Fratelli d’Italia e Forza Italia hanno preteso dei ritocchi, in primis sul rafforzamento del ruolo del Parlamento. Subito dopo l’intesa preliminare fra Stato e singola regione, viene inserito un atto di indirizzo da parte delle Camere, il quale a proprio volta sarà quindi votato nelle due Aule. C’è poi l’aumento da sei mesi a un anno del periodo prima della scadenza del preavviso per manifestare la volontà, sia eventualmente da parte dello Stato sia dalla Regione, di non proseguire con l’intesa. Dal provvedimento sono poi stati cancellati i riferimenti al criterio della spesa storica. Ma la sostanza del provvedimento non sembra cambiare. Anche se comunque resta da chiarire il nodo della definizione e del finanziamento dei Lep, i livelli essenziali delle prestazioni da garantire uniformemente su tutto il territorio nazionale. Con la legge di bilancio il governo si è preso un anno di tempo per definire quali siano i livelli delle prestazioni da assicurare.
L’accordo nel centrodestra è che la riforma vada di pari passo con il presidenzialismo, per arrivare a fine legislatura a un’Italia «federale e presidenziale», per dirla con le parole del vicepremier e leader leghista Matteo Salvini. Se il Carroccio è pronto a giocarsi la bandierina in campagna elettorale soprattutto in Lombardia, già si preannunciano proteste e manifestazioni da parte di tutte le opposizioni.
«Così avremo un’Italia arlecchino», dice il sindaco di Firenze Dario Nardella a Repubblica. «Questo regionalismo differenziato sembra tanto un tentativo di rispolverare la bandiera sbiadita della vecchia Lega Nord di Bossi.

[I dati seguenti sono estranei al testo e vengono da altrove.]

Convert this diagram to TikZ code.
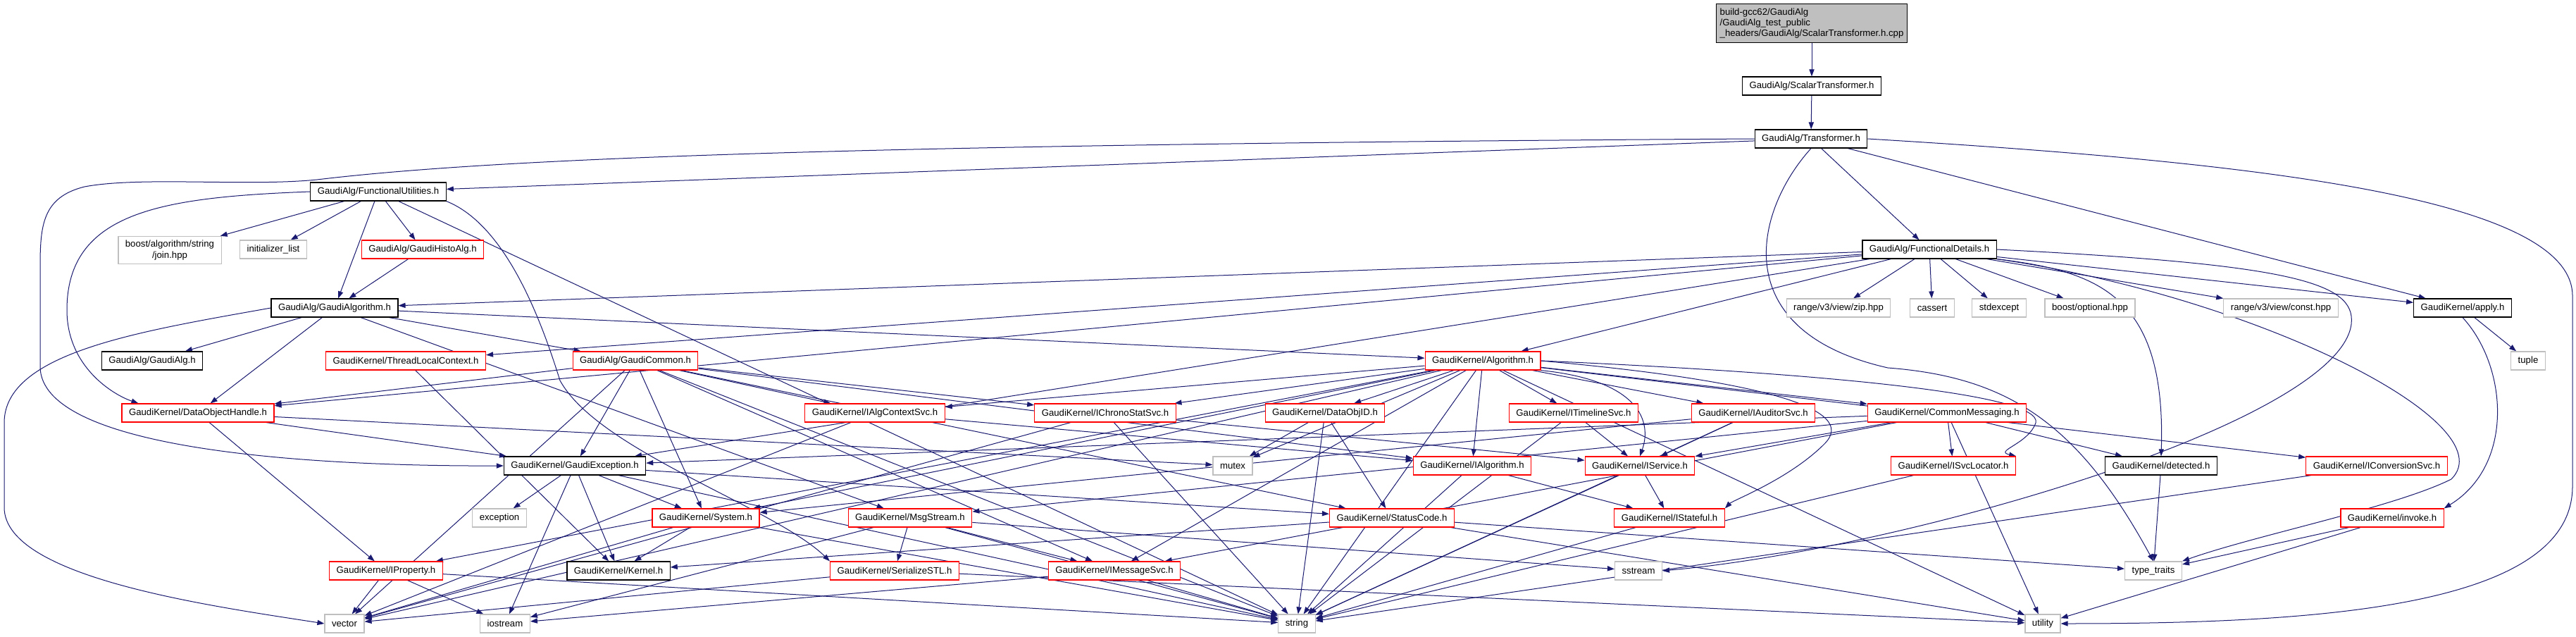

Rischia di portarci da un centralismo statale a un centralismo regionale».
«Questa riforma è una presa in giro», spiega il segretario generale della Cgil Maurizio Landini. «Siamo già un Paese che è diviso, non c’è la stessa condizione della sanità in tutto il Paese, dipende dalla regione in cui sei nato e in cui vivi. Non c’è lo stesso sistema scolastico, i diritti alla salute e all’istruzione, ad esempio, non sono due diritti che sono garantiti a tutti i cittadini come dice la nostra Costituzione».
I sindaci del Sud, dal Pd ai Cinque Stelle, si dicono pronti ad azioni eclatanti e chiedono di essere ricevuti dal Capo dello Stato Sergio Mattarella, ritenuto l’unico possibile garante dell’unità nazionale. Mentre il «Tavolo no autonomia differenziata», composto da quei gruppi, comitati, associazioni e partiti che non vogliono vedere andare in porto la nuova stagione di “devolution”, sta cercando di organizzare una manifestazione a Roma. Pd, Cinque Stelle, Alleanza verdi sinistra, ma anche Azione e Italia viva, sono pronti a offrire una copertura parlamentare di queste spinte dal basso. Le opposizioni per la prima volta potrebbero essere unite.